How to Slowly Kill Yourself and Others in America

Anna Rasshivkina
Annafractuous
Published in
3 min readApr 27, 2018

A long ride home, over an hour. Two lines and both with long delays because of trains stalled on the tracks ahead of them. It gives me time to listen to a podcast, the latest episode of Errthang, called How to Slowly Kill Yourself and Others in America. It’s a reading of a narrative about growing up Black in the South. Normally I listen to my home-bound podcasts with distractions: daydreaming, dozing, playing games, checking email. But today, from 5 minutes in, I am held by it. It begins:

I’ve had guns pulled on me by four people under Central Mississippi skies — once by a white undercover cop, once by a young brother trying to rob me for the leftovers of a weak work-study check, once by my mother and twice by myself.

The story is a deeply powerful one. I stand staring blank and heavy-hearted out the train window, where the sun is setting on Brooklyn and the graffiti and murals are vibrant in the gold light. And I am left with several thoughts. Primarily that there is so much that Black people rarely share. The sadness — the sadness that comes with growing up Black in America. We talk about it in terms of anger, of jokes, of political theory. But all of those things are posturing and at the heart of them all is this sadness. And unfiltered sadness is something we have a real hard time with — expressing it or hearing it. It cuts us quick. Out of survival, out of hopelessness, out of convenience, we set the sadness aside. Like a sickroom for an ill man, where he finds no solace in thinking of his sickness and his family knows not what to say, so he lays silent or spins stories while they busy themselves trying to allay his pain, with everyone feeling powerless over the cause of it.

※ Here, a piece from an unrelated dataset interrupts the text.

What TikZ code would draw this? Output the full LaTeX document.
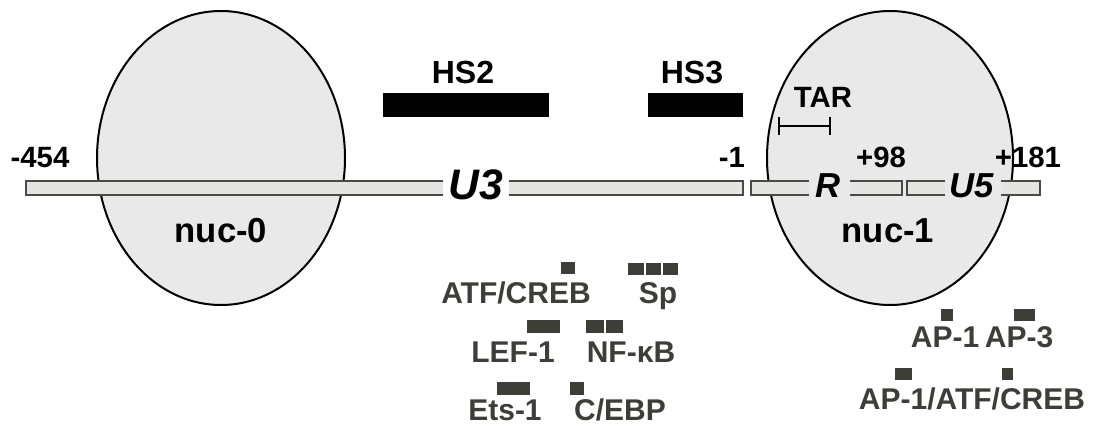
\documentclass[tikz,border=0pt]{standalone}
\usepackage{fontspec}
\setmainfont{Liberation Sans}
\usetikzlibrary{shapes.geometric}
\definecolor{nucfill}{HTML}{E9E9E9}
\definecolor{barfill}{HTML}{E4E4E2}
\definecolor{barline}{HTML}{4A4A44}
\definecolor{tfgray}{HTML}{3E3E39}
\begin{document}
\begin{tikzpicture}[x=0.75pt,y=-0.75pt,
  nucl/.style={ellipse, draw=black, fill=nucfill, line width=1.5pt, inner sep=0pt},
  bfill/.style={fill=barfill},
  bline/.style={draw=barline, line width=1.5pt},
  lbl/.style={font=\bfseries\fontsize{22}{26}\selectfont, inner sep=0pt, anchor=base, text=black},
  hslbl/.style={font=\bfseries\fontsize{24}{28}\selectfont, inner sep=0pt, anchor=base, text=black},
  nuclbl/.style={font=\bfseries\fontsize{26}{30}\selectfont, inner sep=0pt, anchor=base, text=black},
  reglbl/.style={font=\bfseries\itshape\fontsize{26}{30}\selectfont, inner sep=0pt, anchor=base, text=black},
  tflbl/.style={font=\bfseries\fontsize{22.5}{27}\selectfont, inner sep=0pt, anchor=base, text=tfgray},
  tfbox/.style={fill=tfgray},
  hsbar/.style={fill=black}
]
\useasboundingbox (0,0) rectangle (1094,427);

% nucleosomes
\node[nucl, minimum width=186pt, minimum height=220.5pt] (nuc0) at (221,158) {};
\node[nucl, minimum width=184.5pt, minimum height=220.5pt] (nuc1) at (890,158) {};

% HS bars
\fill[hsbar] (383,93) rectangle (549,117);
\fill[hsbar] (648,93) rectangle (743,117);
\node[hslbl] (hs2) at (463,84) {HS2};
\node[hslbl] (hs3) at (692,84) {HS3};

% LTR bar segments
\fill[bfill] (26,181) rectangle (443,195);
\draw[bline] (443,181) -- (26,181) -- (26,195) -- (443,195);
\fill[bfill] (509,181) rectangle (743,195);
\draw[bline] (509,181) -- (743,181) -- (743,195) -- (509,195);
\fill[bfill] (751,181) rectangle (809,195);
\draw[bline] (809,181) -- (751,181) -- (751,195) -- (809,195);
\fill[bfill] (850,181) rectangle (902,195);
\draw[bline] (850,181) -- (902,181) -- (902,195) -- (850,195);
\fill[bfill] (907,181) rectangle (945,195);
\draw[bline] (945,181) -- (907,181) -- (907,195) -- (945,195);
\fill[bfill] (1001,181) rectangle (1040,195);
\draw[bline] (1001,181) -- (1040,181) -- (1040,195) -- (1001,195);

\node[font=\bfseries\itshape\fontsize{32}{36}\selectfont, inner sep=0pt, anchor=base] (u3) at (476,200) {U3};
\node[reglbl] (r) at (828,198) {R};
\node[reglbl] (u5) at (972,198) {U5};

% coordinates
\node[lbl] (p454) at (40,168) {-454};
\node[lbl] (m1) at (732,168) {-1};
\node[lbl] (p98) at (881,168) {+98};
\node[lbl] (p181) at (1028,168) {+181};

% TAR
\node[lbl] (tar) at (823,108) {TAR};
\coordinate (tarL) at (779,126);
\coordinate (tarR) at (830,126);
\draw[line width=1.1pt] (tarL) -- (tarR);
\draw[line width=1.1pt] ([yshift=6.5pt]tarL) -- ([yshift=-6.5pt]tarL);
\draw[line width=1.1pt] ([yshift=6.5pt]tarR) -- ([yshift=-6.5pt]tarR);

\node[nuclbl] (n0) at (221,243) {nuc-0};
\node[nuclbl] (n1) at (888,243) {nuc-1};

% transcription factor sites
\fill[tfbox] (561,262) rectangle (575,274);
\fill[tfbox] (628,263) rectangle (644,275);
\fill[tfbox] (646,263) rectangle (661,275);
\fill[tfbox] (663,263) rectangle (678,275);
\node[tflbl] (atf) at (516,303) {ATF/CREB};
\node[tflbl] (sp) at (658,303) {Sp};

\fill[tfbox] (527,320) rectangle (560,333);
\fill[tfbox] (586,320) rectangle (604,333);
\fill[tfbox] (606,320) rectangle (623,333);
\node[tflbl] (lef) at (513,362) {LEF-1};
\node[tflbl] (nfkb) at (631,362) {NF-κB};

\fill[tfbox] (497,382) rectangle (530,395);
\fill[tfbox] (570,382) rectangle (584,395);
\node[tflbl] (ets) at (505,420) {Ets-1};
\node[tflbl] (cebp) at (620,420) {C/EBP};

\fill[tfbox] (941,309) rectangle (953,321);
\fill[tfbox] (1014,309) rectangle (1035,321);
\node[tflbl] (ap1) at (945,347) {AP-1};
\node[tflbl] (ap3) at (1019,347) {AP-3};

\fill[tfbox] (895,368) rectangle (912,380);
\fill[tfbox] (1002,368) rectangle (1013,380);
\node[tflbl] (ap1atf) at (972,409) {AP-1/ATF/CREB};
\end{tikzpicture}
\end{document}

Likewise there is this shared narrative, this common wound in America, and here is the writer, Kiese Laymon, the stricken man speaking plainly of the sickness, as he has felt it.

This story is sad. It is unfiltered. It is one of those stories of which there are countless but which are rarely told so directly, when told at all. I’ll leave off with a long excerpt from the end, and a recommendation that you pick a quiet moment and listen to the whole thing.

My saying yes to life meant accepting that…parts of my state, much of my country, my heart and mostly my own reflection, had beaten the dog shit out of me. I still don’t know what all this means but I know it’s true.

This isn’t an essay or simply a woe-is-we narrative about how hard it is to be a black boy in America. This is a lame attempt at remembering the contours of slow death and life in America for one black American teenager under Central Mississippi skies. I wish I could get my Yoda on right now and surmise all this shit into a clean sociopolitical pull-quote that shows supreme knowledge and absolute emotional transformation, but I don’t want to lie.

I want to say and mean that remembering starts not with predictable punditry, or bullshit blogs, or slick art that really ask nothing of us; I want to say that it starts with all of us willing ourselves to remember, tell and accept those complicated, muffled truths of our lives and deaths and the lives and deaths of folks all around us over and over again.